= Nandika D'Souza =

Indian-American materials scientist

Nandika Anne D'Souza is an Indian-American materials scientist whose research interests have included the mechanical properties of composite materials, nanocomposites, polymers, and biopolymers. She is a professor of mechanical engineering in the University of Texas at Dallas Erik Jonsson School of Engineering and Computer Science, where she also serves as associate dean of strategic initiatives.

==Education and career==
D'Souza studied polymer engineering at the University of Poona in India, graduating in 1988. She came to the US for graduate study in mechanical engineering, receiving a master's degree from Auburn University in 1991 and completing her Ph.D. at Texas A&M University in 1994. Her dissertation, Thermodynamic, Viscoelastic and Rheological Structure-Property Relationships of Poly (vinyl chloride) and Styrenic Copolymer Blends, was supervised by Alan Letton.

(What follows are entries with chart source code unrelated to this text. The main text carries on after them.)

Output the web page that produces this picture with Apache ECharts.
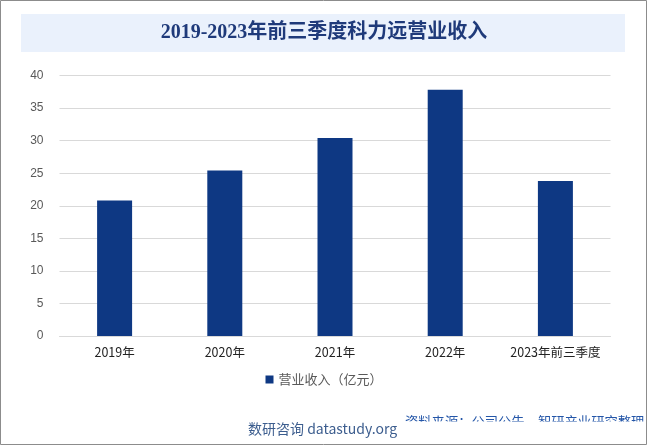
<!DOCTYPE html>
<html><head><meta charset="utf-8">
<script src="https://cdn.jsdelivr.net/npm/echarts@6/dist/echarts.min.js"></script>
<style>html,body{margin:0;padding:0;background:#fff}#c{width:648px;height:446px}</style>
</head><body><div id="c"></div>
<script>
const categories = ['2019年','2020年','2021年','2022年','2023年前三季度'];
const revenue = [20.8, 25.4, 30.4, 37.8, 23.8];
const seriesName = '营业收入（亿元）';
const titleText = '2019-2023年前三季度科力远营业收入';
const chart = echarts.init(document.getElementById('c'), null, {renderer:'canvas'});
chart.setOption({
  backgroundColor:'#fff',
  animation:false,
  graphic:[
    {type:'rect', shape:{x:0.5,y:0.5,width:646,height:444}, style:{fill:'none', stroke:'#8c8c8c', lineWidth:1}, z:0},
    {type:'rect', shape:{x:21,y:14,width:604,height:38}, style:{fill:'#eaf1fc'}, z:0},
    {type:'text', left:'center', top:23, style:{text:titleText, fill:'#1f3a7a', font:'bold 20px "Liberation Serif","Noto Sans CJK SC"'}, z:5},
    {type:'text', left:405, top:415, style:{text:'资料来源：公司公告，智研产业研究整理', fill:'#2456a8', font:'13.3px "Noto Sans CJK SC"'}, z:5},
    {type:'rect', shape:{x:380,y:421.5,width:265,height:21}, style:{fill:'#fff'}, z:6},
    {type:'text', left:248, top:422, style:{text:'数研咨询 datastudy.org', fill:'#3c5d8e', font:'14px "Noto Sans CJK SC","Open Sans"'}, z:7}
  ],
  grid:{left:59.5, right:37.5, top:75.5, bottom:110, containLabel:false},
  legend:{
    data:[seriesName], bottom:55, left:'center', itemWidth:8, itemHeight:8, itemGap:4,
    icon:'rect', textStyle:{color:'#595959', fontSize:13, fontFamily:'"Noto Sans CJK SC"'}
  },
  xAxis:{
    type:'category', data:categories,
    axisLine:{lineStyle:{color:'#d9d9d9'}}, axisTick:{show:false},
    axisLabel:{color:'#222', fontSize:12.5, margin:10, fontFamily:'"Noto Sans CJK SC"', interval:0}
  },
  yAxis:{
    type:'value', min:0, max:40, interval:5,
    axisLine:{show:false}, axisTick:{show:false},
    axisLabel:{color:'#595959', fontSize:12, margin:16, fontFamily:'Arial, "Liberation Sans"'},
    splitLine:{lineStyle:{color:'#d9d9d9'}}
  },
  series:[{
    name:seriesName, type:'bar', data:revenue, barWidth:35,
    itemStyle:{color:'#0e3883'}
  }]
});
</script></body></html>
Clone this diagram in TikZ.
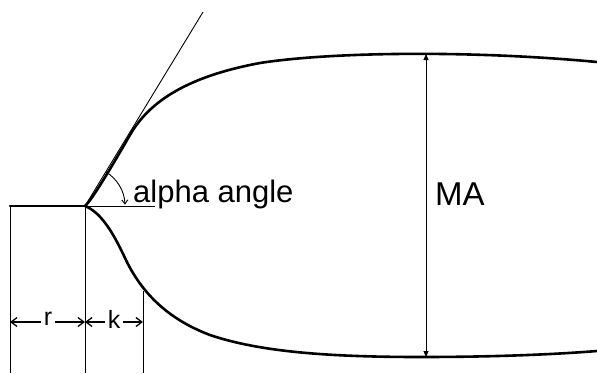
\documentclass[tikz,border=0pt]{standalone}
\usepackage{fontspec}
\setmainfont{Liberation Sans}
\usetikzlibrary{arrows.meta}
\begin{document}
\begin{tikzpicture}[x=1pt,y=-1pt,
    profile/.style={line width=2.6pt,line cap=round,line join=round},
    guide/.style={line width=0.9pt},
    dimarrow/.style={line width=1.3pt,-{Straight Barb[length=6pt,width=9pt]}},
    heightarrow/.style={line width=0.9pt,{Triangle[length=6pt,width=5pt]}-{Triangle[length=6pt,width=5pt]}},
    dimlabel/.style={inner sep=3pt,font=\fontsize{25}{30}\selectfont}]
  \useasboundingbox (0,0) rectangle (597,373);
  \coordinate (L) at (10,206);
  \coordinate (O) at (85,206);
  \coordinate (T) at (203,12);
  \coordinate (H) at (155,206);
  \coordinate (Ltop) at (10,206);   \coordinate (Lbot) at (10,373);
  \coordinate (Obot) at (85,373);
  \coordinate (Ktop) at (143,291);  \coordinate (Kbot) at (143,373);
  \coordinate (MAtop) at (426,54);  \coordinate (MAbot) at (426,357);
  % outline
  \draw[profile] (L) -- (O);
  \draw[profile] (O) .. controls (92,200) and (112,166) .. (130,135)
    .. controls (150,100) and (190,76) .. (260,63)
    .. controls (330,52) and (470,50) .. (597,62);
  \draw[profile] (O) .. controls (100,212) and (112,230) .. (125,258)
    .. controls (140,290) and (165,318) .. (210,335)
    .. controls (260,352) and (330,357) .. (420,357)
    .. controls (500,357) and (560,354) .. (597,351);
  % tangent and angle
  \draw[guide] (O) -- (T);
  \draw[guide] (O) -- (H);
  \draw[guide,-{Straight Barb[length=4pt,width=6pt]}] (O) ++(-59:40) arc[start angle=-59,end angle=-2,radius=40];
  \node[anchor=base west,inner sep=0pt,font=\fontsize{31}{36}\selectfont] (alpha) at (133,202) {alpha angle};
  % r and k
  \draw[guide] (Ltop) -- (Lbot);
  \draw[guide] (O) -- (Obot);
  \draw[guide] (Ktop) -- (Kbot);
  \coordinate (rL) at (10,322);  \coordinate (rR) at (85,322);
  \coordinate (kR) at (143,322);
  \node[dimlabel] (r) at (48,319) {r};
  \node[dimlabel] (k) at (114,319) {k};
  \draw[dimarrow] (r.west |- rL) -- (rL);
  \draw[dimarrow] (r.east |- rL) -- (rR);
  \draw[dimarrow] (k.west |- rL) -- (rR);
  \draw[dimarrow] (k.east |- rL) -- (kR);
  % MA
  \draw[heightarrow] (MAtop) -- (MAbot);
  \node[anchor=base west,inner sep=0pt,font=\fontsize{33}{40}\selectfont] (MA) at (435,205) {MA};
\end{tikzpicture}
\end{document}
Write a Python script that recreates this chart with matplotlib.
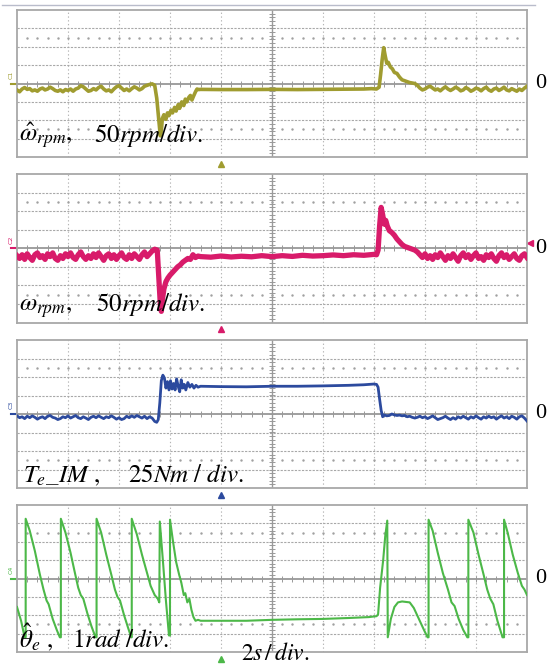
import numpy as np
import matplotlib
matplotlib.use("Agg")
import matplotlib.pyplot as plt
from matplotlib.lines import Line2D

plt.rcParams['mathtext.fontset'] = 'stix'

# ---------------- data (time in divisions, amplitude in divisions) ----------------
STEP = 0.05

# Panel 1: estimated speed (olive)
w_hat_pre = [-0.35, -0.45, -0.30, -0.22, -0.32, -0.28, -0.40, -0.35, -0.42, -0.30,
             -0.25, -0.35, -0.30, -0.20, -0.28, -0.38, -0.42, -0.35, -0.45, -0.33,
             -0.38, -0.30, -0.42, -0.30, -0.25, -0.12, -0.18, -0.30, -0.42, -0.38,
             -0.28, -0.35, -0.22, -0.15, -0.30, -0.40, -0.35, -0.45, -0.30, -0.18,
             -0.12, -0.25, -0.38, -0.30, -0.40, -0.28, -0.18, -0.25, -0.35, -0.28,
             -0.15, -0.10, -0.05, -0.02, -0.10]
w_hat_ev_t = [2.74, 2.78, 2.81, 2.83, 2.85, 2.88, 2.92, 2.95, 2.98, 3.02, 3.05, 3.09,
              3.12, 3.16, 3.19, 3.23, 3.27, 3.30, 3.33, 3.37, 3.40, 3.43, 3.46, 3.50,
              3.53, 3.56, 3.6, 4.0, 4.5, 5.0, 5.5, 6.0, 6.5, 6.8, 6.95, 7.05, 7.10,
              7.13, 7.16, 7.19, 7.22, 7.25, 7.28, 7.32, 7.36, 7.40, 7.45, 7.50, 7.55,
              7.60, 7.70, 7.80, 7.85, 7.90, 7.95]
w_hat_ev_y = [-0.8, -2.0, -2.85, -2.6, -1.9, -1.7, -1.95, -1.6, -1.75, -1.45, -1.6, -1.3,
              -1.5, -1.15, -1.35, -1.0, -1.2, -0.85, -1.0, -0.75, -0.65, -0.9, -0.7, -0.45,
              -0.30, -0.33, -0.32, -0.33, -0.33, -0.32, -0.33, -0.32, -0.31, -0.30, -0.28,
              -0.30, -0.20, 0.5, 1.3, 1.95, 1.5, 1.1, 1.15, 0.9, 0.8, 0.6, 0.55, 0.35,
              0.2, 0.15, 0.05, 0.0, -0.1, -0.25, -0.35]
w_hat_post = [-0.30, -0.20, -0.15, -0.25, -0.35, -0.30, -0.40, -0.28, -0.18, -0.30,
              -0.38, -0.30, -0.20, -0.28, -0.40, -0.35, -0.22, -0.30, -0.42, -0.35,
              -0.25, -0.30, -0.40, -0.28, -0.20, -0.35, -0.42, -0.30, -0.25, -0.38,
              -0.30, -0.20, -0.35, -0.40, -0.28, -0.35, -0.42, -0.30, -0.38, -0.25,
              -0.15]

# Panel 2: measured speed (crimson)
w_pre = [-0.40, -0.55, -0.35, -0.60, -0.30, -0.50, -0.65, -0.35, -0.25, -0.50,
         -0.40, -0.60, -0.30, -0.45, -0.25, -0.55, -0.65, -0.40, -0.55, -0.30,
         -0.45, -0.25, -0.50, -0.60, -0.35, -0.20, -0.45, -0.60, -0.40, -0.55,
         -0.30, -0.50, -0.25, -0.45, -0.65, -0.40, -0.30, -0.55, -0.35, -0.60,
         -0.40, -0.25, -0.50, -0.60, -0.35, -0.55, -0.30, -0.45, -0.60, -0.35,
         -0.20, -0.45, -0.30, -0.15, -0.05, -0.10]
w_ev_t = [2.78, 2.81, 2.83, 2.85, 2.88, 2.92, 2.96, 3.00, 3.05, 3.10, 3.15, 3.20, 3.25,
          3.30, 3.35, 3.40, 3.45, 3.50, 3.55, 3.60, 3.8, 4.0, 4.2, 4.4, 4.6, 4.8, 5.0,
          5.2, 5.4, 5.6, 5.8, 6.0, 6.2, 6.4, 6.6, 6.8, 7.0, 7.05, 7.08, 7.11, 7.14,
          7.17, 7.20, 7.23, 7.26, 7.30, 7.35, 7.40, 7.45, 7.50, 7.55, 7.60, 7.70,
          7.80, 7.85, 7.90]
w_ev_y = [-1.5, -3.0, -3.4, -2.8, -2.2, -1.8, -1.6, -1.45, -1.3, -1.15, -1.0, -0.9,
          -0.75, -0.65, -0.55, -0.6, -0.35, -0.50, -0.42, -0.45, -0.48, -0.42, -0.47,
          -0.43, -0.46, -0.40, -0.45, -0.40, -0.44, -0.38, -0.42, -0.40, -0.36, -0.40,
          -0.35, -0.38, -0.33, -0.35, -0.1, 1.2, 2.2, 1.8, 1.3, 1.5, 1.2, 0.95, 0.85,
          0.7, 0.5, 0.35, 0.2, 0.1, 0.0, -0.1, -0.2, -0.35]
w_post = [-0.50, -0.30, -0.55, -0.40, -0.60, -0.35, -0.50, -0.25, -0.45, -0.65,
          -0.40, -0.55, -0.30, -0.50, -0.70, -0.40, -0.25, -0.50, -0.35, -0.60,
          -0.40, -0.25, -0.55, -0.45, -0.65, -0.35, -0.50, -0.30, -0.55, -0.70,
          -0.40, -0.25, -0.50, -0.35, -0.60, -0.45, -0.30, -0.55, -0.65, -0.40,
          -0.30, -0.50]

# Panel 3: electromagnetic torque (blue)
te_pre = [-0.10, -0.20, -0.15, -0.25, -0.12, -0.20, -0.10, -0.18, -0.28, -0.20,
          -0.15, -0.25, -0.12, -0.08, -0.18, -0.22, -0.30, -0.25, -0.15, -0.20,
          -0.10, -0.22, -0.15, -0.08, -0.20, -0.25, -0.15, -0.22, -0.30, -0.18,
          -0.12, -0.20, -0.10, -0.18, -0.25, -0.15, -0.20, -0.10, -0.18, -0.28,
          -0.20, -0.30, -0.25, -0.12, -0.20, -0.10, -0.18, -0.08, -0.15, -0.22,
          -0.12, -0.25, -0.15, -0.22, -0.40]
te_ev_t = [2.74, 2.77, 2.80, 2.83, 2.86, 2.89, 2.92, 2.95, 2.98, 3.01, 3.04, 3.07,
           3.10, 3.13, 3.16, 3.19, 3.22, 3.25, 3.28, 3.31, 3.35, 3.39, 3.43, 3.47,
           3.51, 3.55, 3.60, 4.0, 4.5, 5.0, 5.5, 6.0, 6.5, 6.8, 7.0, 7.05, 7.08,
           7.11, 7.14, 7.17, 7.20, 7.25, 7.30, 7.35, 7.40, 7.45, 7.50, 7.55, 7.60,
           7.65, 7.70, 7.75, 7.80, 7.85, 7.90, 7.95]
te_ev_y = [-0.45, -0.30, 0.60, 1.80, 2.10, 1.95, 1.40, 1.75, 1.30, 1.80, 1.35, 1.65,
           1.30, 1.90, 1.50, 1.20, 1.85, 1.40, 1.60, 1.30, 1.70, 1.45, 1.60, 1.40,
           1.55, 1.45, 1.50, 1.48, 1.47, 1.50, 1.50, 1.52, 1.55, 1.58, 1.62, 1.60,
           1.45, 0.80, 0.20, -0.15, -0.05, -0.10, -0.08, 0.00, -0.05, -0.08, -0.06,
           -0.10, -0.08, -0.15, -0.12, -0.18, -0.22, -0.18, -0.12, -0.20]
te_post = [-0.15, -0.25, -0.18, -0.10, -0.20, -0.30, -0.25, -0.20, -0.12, -0.22,
           -0.30, -0.20, -0.28, -0.15, -0.22, -0.12, -0.20, -0.28, -0.15, -0.22,
           -0.10, -0.20, -0.28, -0.15, -0.22, -0.12, -0.20, -0.15, -0.28, -0.18,
           -0.10, -0.22, -0.15, -0.25, -0.12, -0.18, -0.28, -0.15, -0.10, -0.22,
           -0.38]

# Panel 4: estimated electrical angle (green)
th_t = [0.00, 0.08, 0.15, 0.17, 0.17, 0.25, 0.35, 0.45, 0.52, 0.58, 0.62, 0.70, 0.78,
        0.84, 0.86, 0.86, 0.95, 1.05, 1.12, 1.20, 1.25, 1.30, 1.38, 1.46, 1.54, 1.56,
        1.56, 1.65, 1.75, 1.85, 1.92, 1.97, 2.02, 2.10, 2.18, 2.24, 2.25, 2.25, 2.35,
        2.45, 2.55, 2.62, 2.70, 2.76, 2.79, 2.80, 2.86, 2.92, 2.98, 3.00, 3.00, 3.06,
        3.12, 3.18, 3.22, 3.27, 3.30, 3.34, 3.38, 3.42, 3.46, 3.50, 3.55, 3.6, 4.0,
        4.5, 5.0, 5.5, 6.0, 6.5, 6.9, 7.05, 7.08, 7.12, 7.18, 7.22, 7.26, 7.27, 7.33,
        7.40, 7.47, 7.55, 7.70, 7.78, 7.88, 7.98, 8.05, 8.07, 8.07, 8.15, 8.25, 8.35,
        8.45, 8.52, 8.58, 8.66, 8.75, 8.83, 8.85, 8.85, 8.95, 9.05, 9.15, 9.22, 9.28,
        9.34, 9.42, 9.52, 9.55, 9.55, 9.62, 9.72, 9.82, 9.90, 9.95, 10.0]
th_y = [-1.55, -2.3, -3.2, -3.2, 3.25, 2.6, 1.5, 0.2, -0.6, -1.2, -1.4, -2.2, -2.8,
        -3.2, -3.2, 3.25, 2.5, 1.4, 0.5, -0.5, -0.9, -1.1, -1.9, -2.6, -3.2, -3.2,
        3.25, 2.5, 1.3, 0.2, -0.6, -1.0, -1.2, -2.0, -2.7, -3.2, -3.2, 3.25, 2.4,
        1.3, 0.3, -0.4, -0.9, -1.1, -1.3, 3.1, 1.0, -1.2, -3.1, -3.1, 3.2, 2.0,
        0.9, 0.2, -0.2, -0.9, -0.8, -1.3, -1.1, -1.7, -2.1, -2.3, -2.25, -2.3, -2.3,
        -2.3, -2.25, -2.22, -2.2, -2.15, -2.1, -2.05, -1.95, -0.5, 1.0, 2.3, 3.15,
        -3.2, -2.2, -1.55, -1.3, -1.25, -1.3, -1.6, -2.2, -2.8, -3.2, -3.2, 3.2,
        2.6, 1.4, 0.3, -0.6, -1.3, -1.5, -2.2, -2.8, -3.2, -3.2, 3.2, 2.5, 1.3, 0.2,
        -0.6, -1.1, -1.4, -2.3, -3.2, -3.2, 3.2, 2.5, 1.3, 0.3, -0.4, -0.6, -0.9]

colors = ['#a09c30', '#d81b6a', '#2c4a9e', '#4cb848']
labels_name = [r'$\hat{\omega}_{rpm},$', r'$\omega_{rpm},$', r'$T_e\_IM\ ,$', r'$\hat{\theta}_e\ ,$']
labels_scale = [r'$50rpm/div.$', r'$50rpm/div.$', r'$25Nm\ /\ div.$', r'$1rad\ /div.$']
channel_tags = ['C1', 'C2', 'C3', 'C4']
time_label = r'$2s\,/\,div.$'


def build(pre, ev_t, ev_y, post, post_t0):
    t = np.concatenate([STEP * np.arange(len(pre)), ev_t,
                        post_t0 + STEP * np.arange(len(post))])
    y = np.concatenate([pre, ev_y, post])
    return t, y


traces = [build(w_hat_pre, w_hat_ev_t, w_hat_ev_y, w_hat_post, 8.0),
          build(w_pre, w_ev_t, w_ev_y, w_post, 7.95),
          build(te_pre, te_ev_t, te_ev_y, te_post, 8.0),
          (np.array(th_t), np.array(th_y))]
widths = [2.6, 3.8, 2.0, 1.5]

W, H = 548, 666
fig = plt.figure(figsize=(W / 100, H / 100), dpi=100)
fig.patch.set_facecolor('white')

panels = [(10, 157), (174, 322.5), (340, 488), (505, 652)]
left, right = 17, 527
label_y = [142, 311, 482, 647]
name_x = [19, 19, 23, 19]
scale_x = [94, 96, 128, 72]

# thin rule at the very top
fig.add_artist(Line2D([2 / W, 535 / W], [1 - 5 / H, 1 - 5 / H], color='#b9bccb', lw=1.0))

for i, (top, bot) in enumerate(panels):
    ax = fig.add_axes([left / W, 1 - bot / H, (right - left) / W, (bot - top) / H])
    ax.set_xlim(0, 10)
    ax.set_ylim(-4, 4)
    ax.set_xticks([])
    ax.set_yticks([])
    for s in ax.spines.values():
        s.set_color('#a8a8a8')
        s.set_linewidth(1.3)
    # grid
    for k in range(1, 10):
        if k == 5:
            ax.axvline(k, color='#9a9a9a', lw=1.0, zorder=1)
        else:
            ax.axvline(k, color='#b5b5b5', lw=0.8, ls=(0, (1.2, 2.2)), zorder=1)
    for k in range(-3, 4):
        if k == 0:
            ax.axhline(0, color='#8f8f8f', lw=1.2, zorder=1)
        else:
            ax.axhline(k, color='#a8a8a8', lw=0.8, ls=(0, (2.0, 1.2)), zorder=1)
    ticks = np.arange(0.2, 10, 0.2)
    ax.plot(ticks, np.zeros_like(ticks), ls='none', marker='|', ms=4, mew=0.7,
            color='#999999', zorder=1)
    for yy in (2.5, -2.5):
        ax.plot(ticks, np.full_like(ticks, yy), ls='none', marker='.', ms=1.5,
                color='#a0a0a0', zorder=1)
    vt = np.arange(-3.8, 4, 0.2)
    ax.plot(np.full_like(vt, 5.0), vt, ls='none', marker='_', ms=4, mew=0.7,
            color='#999999', zorder=1)

    t, y = traces[i]
    ax.plot(t, y, color=colors[i], lw=widths[i], solid_joinstyle='round', zorder=3,
            clip_on=True)

    # labels
    ly = (bot - label_y[i]) / (bot - top)
    ax.text((name_x[i] - left) / (right - left), ly, labels_name[i], transform=ax.transAxes,
            fontsize=18, va='baseline', ha='left', zorder=5)
    ax.text((scale_x[i] - left) / (right - left), ly, labels_scale[i], transform=ax.transAxes,
            fontsize=18, va='baseline', ha='left', zorder=5)
    # zero label
    ax.text(1.016, 0.0, '0', transform=ax.get_yaxis_transform(), fontsize=16,
            family='Liberation Serif', va='center', ha='left', clip_on=False)
    # channel tag + ground marker
    ax.text(-0.012, 0.25, channel_tags[i], transform=ax.get_yaxis_transform(), fontsize=4.5,
            color=colors[i], rotation=90, ha='center', va='bottom', clip_on=False)
    ax.plot([-0.012, 0.0], [0, 0], transform=ax.get_yaxis_transform(), color=colors[i],
            lw=1.5, clip_on=False)
    # trigger marker
    ax.plot([4.0], [-0.045], transform=ax.get_xaxis_transform(), marker='^', ms=5,
            color=colors[i], ls='none', clip_on=False)
    if i == 1:
        ax.plot([1.005], [0.3], transform=ax.get_yaxis_transform(), marker='<', ms=4,
                color=colors[i], ls='none', clip_on=False)
    if i == 3:
        ax.text((241 - left) / (right - left), (bot - 660) / (bot - top), time_label,
                transform=ax.transAxes, fontsize=17, va='baseline', ha='left')

fig.savefig('out.png', dpi=100, facecolor='white')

She joined the University of North Texas in 1994, becoming a UNT Regents Professor in 2015, and later associate dean for academic affairs, before moving in 2024 to her present position at the University of Texas at Dallas.

==Recognition==
D'Souza became a Fellow of the Society of Plastics Engineers in 2015 and of the American Society of Mechanical Engineers in 2023.

The Society of Women Engineers named her as a Distinguished Engineering Educator in 2015. The BioEnvironmental Polymer Society gave her their James Hammar Memorial Service Award in 2015. She was the 2022 recipient of the Diversity, Equity, and Inclusion (DEI) Award of the Society for the Advancement of Material and Process Engineering.